Меня просили устроить вторую подобную выставку, но, к сожалению, у меня не хватало больше материала, так как подобная же выставка в Праге совершенно истощила мои запасы, возобновить же их было уже невозможно, да и негде, потому что мастерские мои больше не работали и „Родник“ был закрыт. В Праге к моей выставке отнеслись не только сочувственно с художественной стороны, но настолько же оценили в ней проявление национального чувства, увидали в ней желание послужить своей родине. Несмотря на то что меня там не было, я получила оттуда от разных, совершенно незнакомых мне людей самые лестные, сочувственные письменные и газетные отзывы.
Из всего того, что мне писали за эти годы французы, англичане и чехи, можно было бы составить целую книгу похвальных отзывов»[138].
ТЕАТР
В декабре 1907 года, после успеха на Осеннем салоне в Париже, Н. К. Рерих заявил о себе как серьезный театральный художник. «Старинный театр», только что созданный в Петербурге H. Н. Евреиновым и Н. В. Дризеном, пригласил его оформить спектакль по пьесе Евреинова «Три волхва», написанной по мотивам старинной латинской рукописи второй половины XI века. Театр открывал свой сезон серией одноактных пьес, первой из которых была «Три волхва». Спектакль делался с размахом, на сцене должно было находиться более ста артистов, которые воссоздавали унисонное пение XI века.

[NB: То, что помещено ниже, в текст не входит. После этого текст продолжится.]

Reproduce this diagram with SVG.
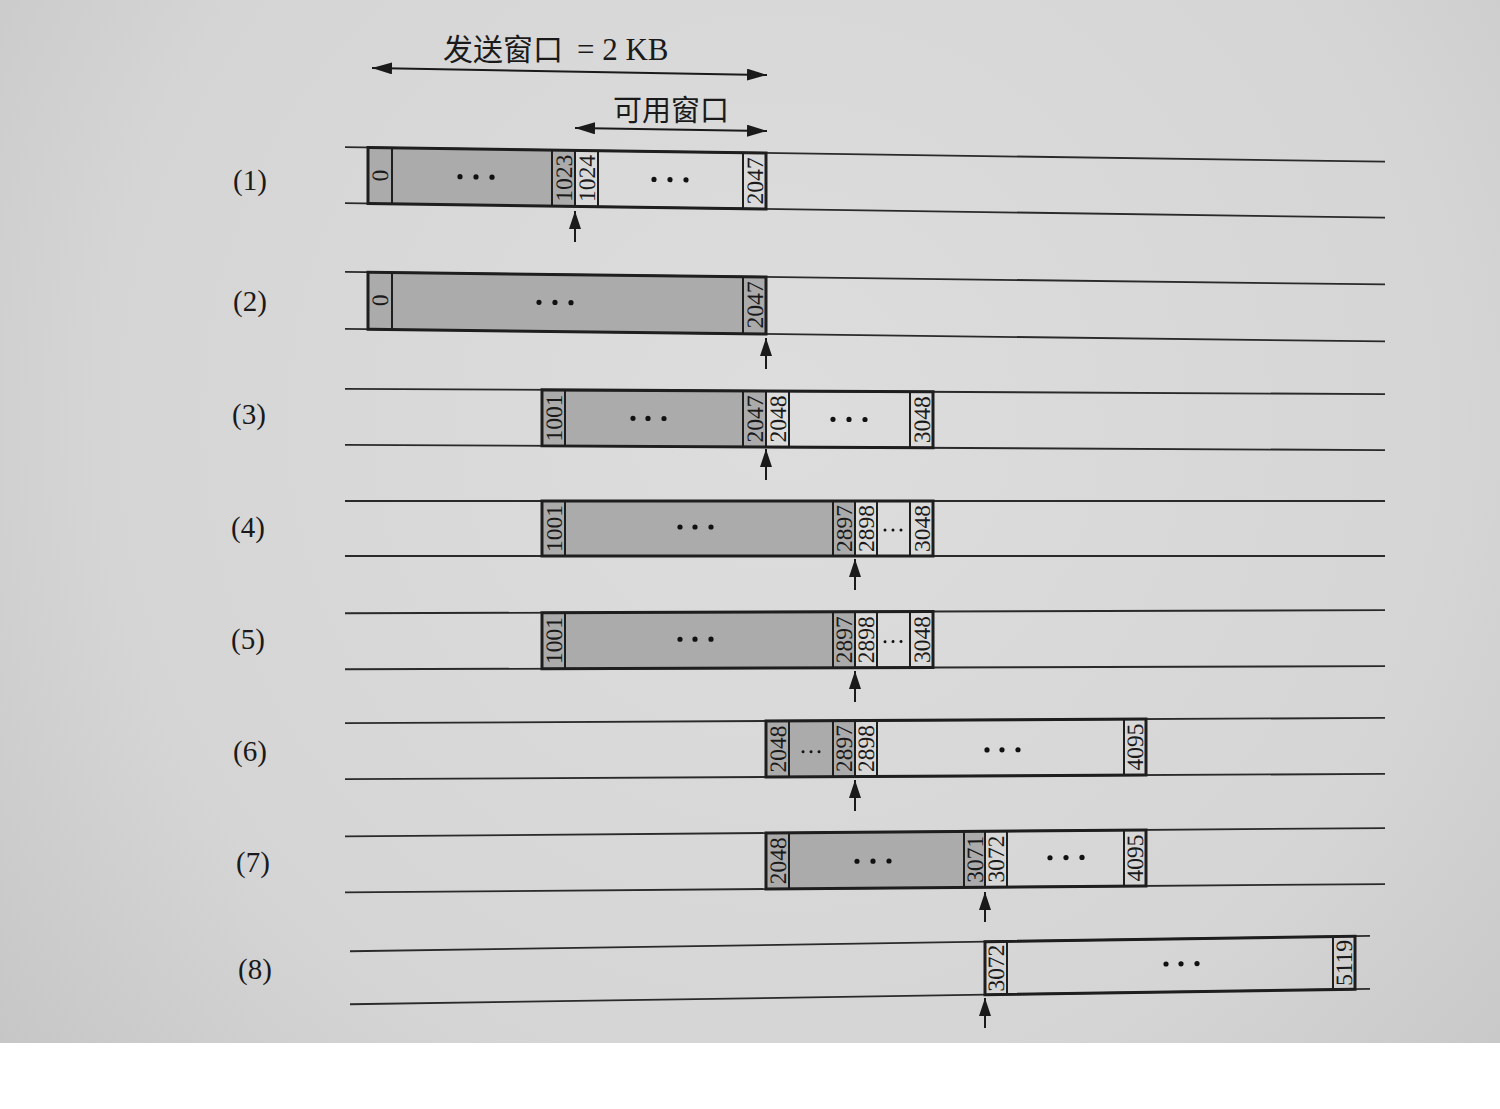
<svg xmlns="http://www.w3.org/2000/svg" width="1500" height="1109" viewBox="0 0 1500 1109">
<defs>
<radialGradient id="bg" cx="780" cy="420" r="1050" gradientUnits="userSpaceOnUse">
<stop offset="0" stop-color="#dddddd"/>
<stop offset="0.65" stop-color="#d5d5d5"/>
<stop offset="1" stop-color="#c4c4c4"/>
</radialGradient>
<marker id="ah" viewBox="0 0 20 12" refX="20" refY="6" markerWidth="20" markerHeight="12" markerUnits="userSpaceOnUse" orient="auto-start-reverse">
<path d="M0,0 L20,6 L0,12 Z" fill="#1a1a1a"/>
</marker>
<marker id="au" viewBox="0 0 18 12" refX="18" refY="6" markerWidth="18" markerHeight="12" markerUnits="userSpaceOnUse" orient="auto">
<path d="M0,0 L18,6 L0,12 Z" fill="#1a1a1a"/>
</marker>
</defs>
<style>
.tape{stroke:#2a2a2a;stroke-width:1.8;fill:none}
.box{stroke:#1e1e1e;stroke-width:3;fill:none}
.sep{stroke:#1e1e1e;stroke-width:2}
.shade{fill:#ababab}
.num{font-family:"Liberation Serif",serif;font-size:23.5px;fill:#1a1a1a;text-anchor:middle}
.lab{font-family:"Liberation Serif",serif;font-size:29px;fill:#1a1a1a;text-anchor:middle}
.title{font-family:"Liberation Serif","Noto Sans CJK SC",serif;fill:#1a1a1a}
.dot{fill:#111}
.conn{stroke:#1a1a1a;stroke-width:2;fill:none}
</style>
<rect x="0" y="0" width="1500" height="1109" fill="#ffffff"/>
<rect x="0" y="0" width="1500" height="1043" fill="url(#bg)"/>

<g id="labels-top">
<text class="title" x="443" y="60" font-size="30">发送窗口<tspan x="577" font-size="31">= 2 KB</tspan></text>
<text class="title" x="613" y="121" font-size="29">可用窗口</text>
</g>

<g id="row1">
<text class="lab" x="250" y="190">(1)</text>
<g transform="matrix(1,0.014,0,1,0,-10.72)">
<line class="tape" x1="345" y1="153" x2="1385" y2="153"/>
<line class="tape" x1="345" y1="209" x2="1385" y2="209"/>
<rect class="shade" x="368" y="153" width="207" height="56"/>
<line class="sep" x1="392" y1="153" x2="392" y2="209"/>
<line class="sep" x1="552" y1="153" x2="552" y2="209"/>
<line class="sep" x1="575" y1="153" x2="575" y2="209"/>
<line class="sep" x1="598" y1="153" x2="598" y2="209"/>
<line class="sep" x1="743" y1="153" x2="743" y2="209"/>
<rect class="box" x="368" y="153" width="398" height="56"/>
<text class="num" transform="translate(380,181) rotate(-90)" dy="8">0</text>
<text class="num" transform="translate(563.5,181) rotate(-90)" dy="8">1023</text>
<text class="num" transform="translate(586.5,181) rotate(-90)" dy="8">1024</text>
<text class="num" transform="translate(755,181) rotate(-90)" dy="8">2047</text>
<circle class="dot" cx="460" cy="181" r="2.6"/><circle class="dot" cx="476" cy="181" r="2.6"/><circle class="dot" cx="492" cy="181" r="2.6"/>
<circle class="dot" cx="654" cy="181" r="2.6"/><circle class="dot" cx="670" cy="181" r="2.6"/><circle class="dot" cx="686" cy="181" r="2.6"/>
</g>
</g>

<g id="row2">
<text class="lab" x="250" y="311">(2)</text>
<g transform="matrix(1,0.012,0,1,0,-9.19)">
<line class="tape" x1="345" y1="277" x2="1385" y2="277"/>
<line class="tape" x1="345" y1="334" x2="1385" y2="334"/>
<rect class="shade" x="368" y="277" width="398" height="57"/>
<line class="sep" x1="392" y1="277" x2="392" y2="334"/>
<line class="sep" x1="743" y1="277" x2="743" y2="334"/>
<rect class="box" x="368" y="277" width="398" height="57"/>
<text class="num" transform="translate(380,305) rotate(-90)" dy="8">0</text>
<text class="num" transform="translate(755,305) rotate(-90)" dy="8">2047</text>
<circle class="dot" cx="539" cy="305" r="2.6"/><circle class="dot" cx="555" cy="305" r="2.6"/><circle class="dot" cx="571" cy="305" r="2.6"/>
</g>
</g>

<g id="row3">
<text class="lab" x="249" y="424">(3)</text>
<g transform="matrix(1,0.005,0,1,0,-3.83)">
<line class="tape" x1="345" y1="391" x2="1385" y2="391"/>
<line class="tape" x1="345" y1="447" x2="1385" y2="447"/>
<rect class="shade" x="542" y="391" width="224" height="56"/>
<line class="sep" x1="565" y1="391" x2="565" y2="447"/>
<line class="sep" x1="743" y1="391" x2="743" y2="447"/>
<line class="sep" x1="766" y1="391" x2="766" y2="447"/>
<line class="sep" x1="789" y1="391" x2="789" y2="447"/>
<line class="sep" x1="910" y1="391" x2="910" y2="447"/>
<rect class="box" x="542" y="391" width="391" height="56"/>
<text class="num" transform="translate(553.5,419) rotate(-90)" dy="8">1001</text>
<text class="num" transform="translate(755,419) rotate(-90)" dy="8">2047</text>
<text class="num" transform="translate(778,419) rotate(-90)" dy="8">2048</text>
<text class="num" transform="translate(921.5,419) rotate(-90)" dy="8">3048</text>
<circle class="dot" cx="633" cy="419" r="2.6"/><circle class="dot" cx="648" cy="419" r="2.6"/><circle class="dot" cx="664" cy="419" r="2.6"/>
<circle class="dot" cx="833" cy="419" r="2.6"/><circle class="dot" cx="849" cy="419" r="2.6"/><circle class="dot" cx="865" cy="419" r="2.6"/>
</g>
</g>

<g id="row4">
<text class="lab" x="248" y="537">(4)</text>
<g>
<line class="tape" x1="345" y1="501" x2="1385" y2="501"/>
<line class="tape" x1="345" y1="556" x2="1385" y2="556"/>
<rect class="shade" x="542" y="501" width="313" height="55"/>
<line class="sep" x1="565" y1="501" x2="565" y2="556"/>
<line class="sep" x1="833" y1="501" x2="833" y2="556"/>
<line class="sep" x1="855" y1="501" x2="855" y2="556"/>
<line class="sep" x1="877" y1="501" x2="877" y2="556"/>
<line class="sep" x1="910" y1="501" x2="910" y2="556"/>
<rect class="box" x="542" y="501" width="391" height="55"/>
<text class="num" transform="translate(553.5,528.5) rotate(-90)" dy="8">1001</text>
<text class="num" transform="translate(844,528.5) rotate(-90)" dy="8">2897</text>
<text class="num" transform="translate(866,528.5) rotate(-90)" dy="8">2898</text>
<text class="num" transform="translate(921.5,528.5) rotate(-90)" dy="8">3048</text>
<circle class="dot" cx="680" cy="527" r="2.6"/><circle class="dot" cx="695" cy="527" r="2.6"/><circle class="dot" cx="711" cy="527" r="2.6"/>
<circle class="dot" cx="885" cy="530" r="1.5"/><circle class="dot" cx="893" cy="530" r="1.5"/><circle class="dot" cx="901" cy="530" r="1.5"/>
</g>
</g>

<g id="row5">
<text class="lab" x="248" y="649">(5)</text>
<g transform="matrix(1,-0.003,0,1,0,2.30)">
<line class="tape" x1="345" y1="612" x2="1385" y2="612"/>
<line class="tape" x1="345" y1="668" x2="1385" y2="668"/>
<rect class="shade" x="542" y="612" width="313" height="56"/>
<line class="sep" x1="565" y1="612" x2="565" y2="668"/>
<line class="sep" x1="833" y1="612" x2="833" y2="668"/>
<line class="sep" x1="855" y1="612" x2="855" y2="668"/>
<line class="sep" x1="877" y1="612" x2="877" y2="668"/>
<line class="sep" x1="910" y1="612" x2="910" y2="668"/>
<rect class="box" x="542" y="612" width="391" height="56"/>
<text class="num" transform="translate(553.5,640) rotate(-90)" dy="8">1001</text>
<text class="num" transform="translate(844,640) rotate(-90)" dy="8">2897</text>
<text class="num" transform="translate(866,640) rotate(-90)" dy="8">2898</text>
<text class="num" transform="translate(921.5,640) rotate(-90)" dy="8">3048</text>
<circle class="dot" cx="680" cy="639" r="2.6"/><circle class="dot" cx="695" cy="639" r="2.6"/><circle class="dot" cx="711" cy="639" r="2.6"/>
<circle class="dot" cx="885" cy="642" r="1.5"/><circle class="dot" cx="893" cy="642" r="1.5"/><circle class="dot" cx="901" cy="642" r="1.5"/>
</g>
</g>

<g id="row6">
<text class="lab" x="250" y="761">(6)</text>
<g transform="matrix(1,-0.005,0,1,0,3.83)">
<line class="tape" x1="345" y1="721" x2="1385" y2="721"/>
<line class="tape" x1="345" y1="777" x2="1385" y2="777"/>
<rect class="shade" x="766" y="721" width="89" height="56"/>
<line class="sep" x1="789" y1="721" x2="789" y2="777"/>
<line class="sep" x1="833" y1="721" x2="833" y2="777"/>
<line class="sep" x1="855" y1="721" x2="855" y2="777"/>
<line class="sep" x1="877" y1="721" x2="877" y2="777"/>
<line class="sep" x1="1124" y1="721" x2="1124" y2="777"/>
<rect class="box" x="766" y="721" width="380" height="56"/>
<text class="num" transform="translate(778,749) rotate(-90)" dy="8">2048</text>
<text class="num" transform="translate(844,749) rotate(-90)" dy="8">2897</text>
<text class="num" transform="translate(866,749) rotate(-90)" dy="8">2898</text>
<text class="num" transform="translate(1135,749) rotate(-90)" dy="8">4095</text>
<circle class="dot" cx="803" cy="752" r="1.5"/><circle class="dot" cx="811" cy="752" r="1.5"/><circle class="dot" cx="819" cy="752" r="1.5"/>
<circle class="dot" cx="987" cy="751" r="2.6"/><circle class="dot" cx="1002" cy="751" r="2.6"/><circle class="dot" cx="1018" cy="751" r="2.6"/>
</g>
</g>

<g id="row7">
<text class="lab" x="253" y="872">(7)</text>
<g transform="matrix(1,-0.008,0,1,0,6.13)">
<line class="tape" x1="345" y1="833" x2="1385" y2="833"/>
<line class="tape" x1="345" y1="889" x2="1385" y2="889"/>
<rect class="shade" x="766" y="833" width="219" height="56"/>
<line class="sep" x1="789" y1="833" x2="789" y2="889"/>
<line class="sep" x1="964" y1="833" x2="964" y2="889"/>
<line class="sep" x1="985" y1="833" x2="985" y2="889"/>
<line class="sep" x1="1007" y1="833" x2="1007" y2="889"/>
<line class="sep" x1="1124" y1="833" x2="1124" y2="889"/>
<rect class="box" x="766" y="833" width="380" height="56"/>
<text class="num" transform="translate(778,861) rotate(-90)" dy="8">2048</text>
<text class="num" transform="translate(974.5,861) rotate(-90)" dy="8">3071</text>
<text class="num" transform="translate(996,861) rotate(-90)" dy="8">3072</text>
<text class="num" transform="translate(1135,861) rotate(-90)" dy="8">4095</text>
<circle class="dot" cx="857" cy="862" r="2.6"/><circle class="dot" cx="873" cy="862" r="2.6"/><circle class="dot" cx="889" cy="862" r="2.6"/>
<circle class="dot" cx="1050" cy="860" r="2.6"/><circle class="dot" cx="1066" cy="860" r="2.6"/><circle class="dot" cx="1082" cy="860" r="2.6"/>
</g>
</g>

<g id="row8">
<text class="lab" x="255" y="979">(8)</text>
<g transform="matrix(1,-0.015,0,1,0,11.49)">
<line class="tape" x1="350" y1="945" x2="1370" y2="945"/>
<line class="tape" x1="350" y1="998" x2="1370" y2="998"/>
<line class="sep" x1="1007" y1="945" x2="1007" y2="998"/>
<line class="sep" x1="1333" y1="945" x2="1333" y2="998"/>
<rect class="box" x="985" y="945" width="370" height="53"/>
<text class="num" transform="translate(996,971.5) rotate(-90)" dy="8">3072</text>
<text class="num" transform="translate(1344,971.5) rotate(-90)" dy="8">5119</text>
<circle class="dot" cx="1166" cy="970" r="2.6"/><circle class="dot" cx="1181" cy="970" r="2.6"/><circle class="dot" cx="1197" cy="970" r="2.6"/>
</g>
</g>

<g id="connectors">
<line class="conn" x1="372" y1="68" x2="767" y2="75" marker-start="url(#ah)" marker-end="url(#ah)"/>
<line class="conn" x1="575" y1="128" x2="767" y2="131" marker-start="url(#ah)" marker-end="url(#ah)"/>
<line class="conn" x1="575" y1="242" x2="575" y2="211" marker-end="url(#au)"/>
<line class="conn" x1="766" y1="369" x2="766" y2="338" marker-end="url(#au)"/>
<line class="conn" x1="766" y1="480" x2="766" y2="449" marker-end="url(#au)"/>
<line class="conn" x1="855" y1="590" x2="855" y2="559" marker-end="url(#au)"/>
<line class="conn" x1="855" y1="702" x2="855" y2="671" marker-end="url(#au)"/>
<line class="conn" x1="855" y1="811" x2="855" y2="780" marker-end="url(#au)"/>
<line class="conn" x1="985" y1="922" x2="985" y2="892" marker-end="url(#au)"/>
<line class="conn" x1="985" y1="1028" x2="985" y2="998" marker-end="url(#au)"/>
</g>
</svg>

Перед Н. К. Рерихом была поставлена сложнейшая задача — создать такие декорации, чтобы огромное количество артистов могло не только петь, но и хоть как-то двигаться на небольшой сцене зала Кононова, арендованной H. Н. Евреиновым и бароном Н. В. Дризеном. Музыку восстанавливали по старинным нотам композиторы И. А. Сац, А. К. Глазунов и профессор консерватории Л. А. Сакетти.